As cooler weather approaches The Bay Area, homeowners are getting ready to “seal” their homes off from the outside until Spring arrives (hopefully sooner than later).  While sealing your home off from sometimes cold and rainy winters, it also means that you are sealing in your indoor air.  It’s a fact that indoor air pollutants cause more damage than outdoor air pollutants.

The subject of indoor air quality came up when we remodeled our kitchen last year and the kitchen remodeling company in Mountain View we hired exposed some potentially hazardous materials inside the walls of our 30+ year home.

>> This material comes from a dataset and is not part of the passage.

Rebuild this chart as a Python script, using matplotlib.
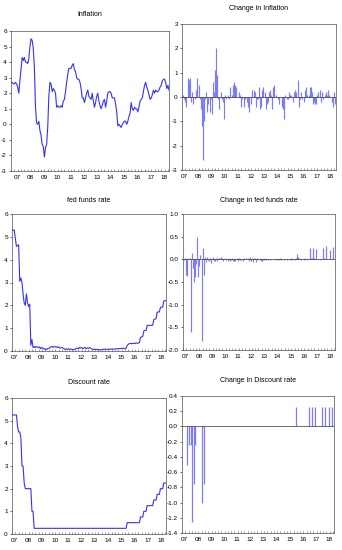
import numpy as np
import matplotlib
matplotlib.use("Agg")
import matplotlib.pyplot as plt
from matplotlib.ticker import FixedLocator, FormatStrFormatter

plt.rcParams['font.family'] = ['Liberation Sans Narrow', 'Liberation Sans', 'DejaVu Sans']
plt.rcParams['axes.unicode_minus'] = False

# Monthly observations 2007M1 .. 2018M11
year_labels = ['07', '08', '09', '10', '11', '12', '13', '14', '15', '16', '17', '18']

inflation = [
    2.7, 2.7, 2.6, 2.6, 2.7, 2.6, 2.4, 2.0, 2.8, 3.5, 4.3, 4.1,
    4.3, 4.0, 4.0, 3.9, 4.2, 5.0, 5.5, 5.4, 4.9, 3.7, 1.1, 0.1,
    0.0, 0.2, -0.4, -0.7, -1.3, -1.4, -2.1, -1.5, -1.3, -0.2, 1.8, 2.7,
    2.6, 2.1, 2.3, 2.2, 2.0, 1.1, 1.2, 1.1, 1.1, 1.2, 1.1, 1.5,
    1.6, 2.1, 2.7, 3.2, 3.6, 3.6, 3.6, 3.8, 3.9, 3.5, 3.4, 3.0,
    2.9, 2.9, 2.7, 2.3, 1.7, 1.7, 1.4, 1.7, 2.0, 2.2, 1.8, 1.7,
    1.6, 2.0, 1.5, 1.1, 1.4, 1.8, 2.0, 1.5, 1.2, 1.0, 1.2, 1.5,
    1.6, 1.1, 1.5, 2.0, 2.1, 2.1, 2.0, 1.7, 1.7, 1.7, 1.3, 0.8,
    -0.1, 0.0, -0.1, -0.2, 0.0, 0.1, 0.2, 0.2, 0.0, 0.2, 0.5, 0.7,
    1.4, 1.0, 0.9, 1.1, 1.0, 1.0, 0.8, 1.1, 1.5, 1.6, 1.7, 2.1,
    2.5, 2.7, 2.4, 2.2, 1.9, 1.6, 1.7, 1.9, 2.2, 2.0, 2.2, 2.1,
    2.1, 2.2, 2.4, 2.5, 2.8, 2.9, 2.9, 2.7, 2.3, 2.5, 2.2,
]

fed_funds = [
    5.30, 5.30, 5.30, 5.30, 5.28, 5.30, 4.95, 4.58, 4.62, 4.65, 3.05, 3.20,
    3.00, 2.50, 2.10, 2.00, 2.50, 2.10, 1.95, 2.05, 0.25, 0.50, 0.15, 0.20,
    0.15, 0.20, 0.18, 0.14, 0.18, 0.10, 0.15, 0.12, 0.08, 0.10, 0.06, 0.10,
    0.12, 0.13, 0.18, 0.20, 0.16, 0.20, 0.18, 0.19, 0.15, 0.18, 0.14, 0.13,
    0.16, 0.13, 0.10, 0.07, 0.09, 0.06, 0.10, 0.08, 0.07, 0.08, 0.05, 0.07,
    0.08, 0.11, 0.13, 0.10, 0.16, 0.13, 0.15, 0.10, 0.13, 0.16, 0.10, 0.14,
    0.12, 0.15, 0.12, 0.09, 0.08, 0.06, 0.08, 0.06, 0.07, 0.05, 0.06, 0.05,
    0.06, 0.07, 0.08, 0.07, 0.08, 0.07, 0.08, 0.07, 0.09, 0.08, 0.09, 0.08,
    0.09, 0.10, 0.09, 0.10, 0.11, 0.10, 0.12, 0.11, 0.12, 0.10, 0.12, 0.24,
    0.30, 0.32, 0.33, 0.32, 0.33, 0.34, 0.33, 0.35, 0.34, 0.35, 0.36, 0.60,
    0.62, 0.64, 0.88, 0.90, 0.90, 1.12, 1.12, 1.13, 1.12, 1.12, 1.13, 1.38,
    1.40, 1.41, 1.70, 1.71, 1.71, 1.91, 1.92, 1.92, 2.19, 2.20, 2.21,
]

discount_rate = (
    [5.25] * 8 + [4.75, 4.5, 4.5, 4.25, 3.0, 3.0, 2.25] + [2.0] * 6 + [1.0, 1.0]
    + [0.25] * 84 + [0.5] * 12 + [0.75] * 3 + [1.0] * 3 + [1.25] * 6
    + [1.5] * 3 + [1.75] * 3 + [2.0] * 3 + [2.25] * 3
)

W, H = 342, 550
fig = plt.figure(figsize=(W / 100, H / 100), dpi=100)
fig.patch.set_facecolor('white')

LINE = '#3232ff'
BAR = '#7b7bff'
FS = 4.6


def add_ax(l, r, t, b):
    return fig.add_axes([l / W, 1 - b / H, (r - l) / W, (b - t) / H])


def style(ax, xlim, ylim, yticks, fmt):
    ax.set_xlim(*xlim)
    ax.set_ylim(*ylim)
    n = len(year_labels)
    ax.xaxis.set_major_locator(FixedLocator([12 * k + 5.5 for k in range(n)]))
    ax.set_xticklabels(year_labels)
    ax.xaxis.set_minor_locator(FixedLocator(list(range(0, 144, 3))))
    ax.tick_params(axis='x', which='major', length=0, pad=3.2, labelsize=FS)
    ax.tick_params(axis='x', which='minor', direction='in', length=1.6, width=0.4, color='#555555')
    ax.set_yticks(yticks)
    ax.yaxis.set_major_formatter(FormatStrFormatter(fmt))
    ax.tick_params(axis='y', direction='out', length=1.5, width=0.4, pad=1.5, labelsize=FS)
    for s in ax.spines.values():
        s.set_linewidth(0.5)
        s.set_color('#505050')


months = np.arange(len(inflation))
dmonths = months[1:]

# Panel 1: Inflation
ax1 = add_ax(11, 169, 31, 171)
ax1.plot(months, inflation, color=LINE, lw=0.8)
style(ax1, (0, 142), (-3, 6), list(range(-3, 7)), '%d')
fig.text(90 / W, 1 - 15 / H, 'Inflation', ha='center', va='center', fontsize=5)

# Panel 2: Change in Inflation
ax2 = add_ax(182, 336, 24, 170)
d_inf = np.diff(np.array(inflation))
ax2.vlines(dmonths, 0, d_inf, color=BAR, lw=0.85)
ax2.axhline(0, color='#303030', lw=0.5)
style(ax2, (3, 143), (-3, 3), list(range(-3, 4)), '%d')
fig.text(259 / W, 1 - 8 / H, 'Change in Inflation', ha='center', va='center', fontsize=5)

# Panel 3: fed funds rate
ax3 = add_ax(12, 166, 214, 351)
ax3.plot(months, fed_funds, color=LINE, lw=0.8)
style(ax3, (3, 142), (0, 6), list(range(0, 7)), '%d')
fig.text(89 / W, 1 - 200 / H, 'fed funds rate', ha='center', va='center', fontsize=5)

# Panel 4: Change in fed funds rate
ax4 = add_ax(183, 335, 214, 350)
d_ff = np.diff(np.array(fed_funds))
ax4.vlines(dmonths, 0, d_ff, color=BAR, lw=0.85)
ax4.axhline(0, color='#303030', lw=0.5)
style(ax4, (3, 142), (-2, 1), [-2.0, -1.5, -1.0, -0.5, 0.0, 0.5, 1.0], '%.1f')
fig.text(259 / W, 1 - 200 / H, 'Change in fed funds rate', ha='center', va='center', fontsize=5)

# Panel 5: Discount rate
ax5 = add_ax(12, 166, 398, 534)
ax5.plot(months, discount_rate, color=LINE, lw=0.8)
style(ax5, (3, 142), (0, 6), list(range(0, 7)), '%d')
fig.text(89 / W, 1 - 383 / H, 'Discount rate', ha='center', va='center', fontsize=5)

# Panel 6: Change in Discount rate
ax6 = add_ax(182, 334, 396, 533)
d_dr = np.diff(np.array(discount_rate))
ax6.vlines(dmonths, 0, d_dr, color=BAR, lw=0.9)
ax6.axhline(0, color='#303030', lw=0.5)
style(ax6, (3, 142), (-1.4, 0.4), [-1.4, -1.2, -1.0, -0.8, -0.6, -0.4, -0.2, 0.0, 0.2, 0.4], '%.1f')
fig.text(258 / W, 1 - 380 / H, 'Change in Discount rate', ha='center', va='center', fontsize=5)

fig.savefig('out.png', dpi=100)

While indoor air pollutants in the home can come from chemicals and fumes from products inside the home, sometimes organic matter, called Bioaerosols, can do even more damage if exposed over a prolonged period of time.  Some studies even suggest the main reason we tend to get chronic colds and other ailments over the Winter is because we spend so much time indoors, breathing in everything floating around our home.

What are Bioaerosols?

Bioaerosols are airborne contaminants that can cause a variety of respiratory problems when inhaled. Common examples of this are pollen, viruses, bacteria and mold spores. Some may cause allergic reactions, and others infections. Frequent contamination can lead to chronic respiratory difficulties.

Symptoms of the Problem

Early signs of attacks by antigens and allergens include coughing, sneezing, runny noses and tight chests. Some sufferers develop a condition called hypersensitivity pneumonitis as a response to repeated infections. If left untreated, this can lead to more serious conditions including asthma.

Where to Look for Bioaerosols

Bioaerosols including bacteria, mold, mildew and dust mites are living organisms that thrive under similar conditions to people living innocently in their homes. These factors include moderate to high humidity and warm ambient temperatures. Hence they also often develop naturally in humidifier reservoirs and dehumidifier drip pans, as well as toilets, showers and ice-making machines.

They soon appear in flooded houses, where they thrive on damp ceiling panels, wet carpets and paneling that’s absorbed moisture. When disturbed, they release tiny spores into the air as they migrate to more destinations. You’ll know when they arrive because you’ll either have an allergic reaction, or spot those characteristic stains.

What to Do when You Detect Mold

Mold is a surprisingly common occurrence in modern homes. Some people overlook it, some pretend it’s not there, while others spend a lifetime trying to get rid of it. The truth is that the environment must change first, or else you’ll just keep on moving it around.

First Steps

  • By a hygrometer at a garden store so you can gauge the temperature and humidity level in your home
  • Compare your home with others in your area. Is it warmer with a higher humidity factor?
  • Do you make the problem worse by hanging damp clothing up indoors, or bathing or showering frequently?
  • Does your basement, or attic feel damp when you enter? Touch the walls, rest your hand on the floor, and look for dripping pipes.
  • What are you doing to vent the moisture? How often do you open the windows during winter?

If you discover a severe mold infestation or it’s in a hard to reach place, consider calling in a mold removal company.

Setting Targets

Aim to keep the humidity in your home below 50%. Experiment by opening windows, venting the clothes dryer properly, and taking cooler showers. You’ll soon find the best match to your lifestyle. If this sounds a challenge, take another look at your mold before you drop the idea.

The Promise of a Happy, Healthy Lifestyle

Once you get mold and other bioaerosols under control in your family home, you’ll not only benefit from a cleaner house and better health, you may also feel a better sense of well-being too.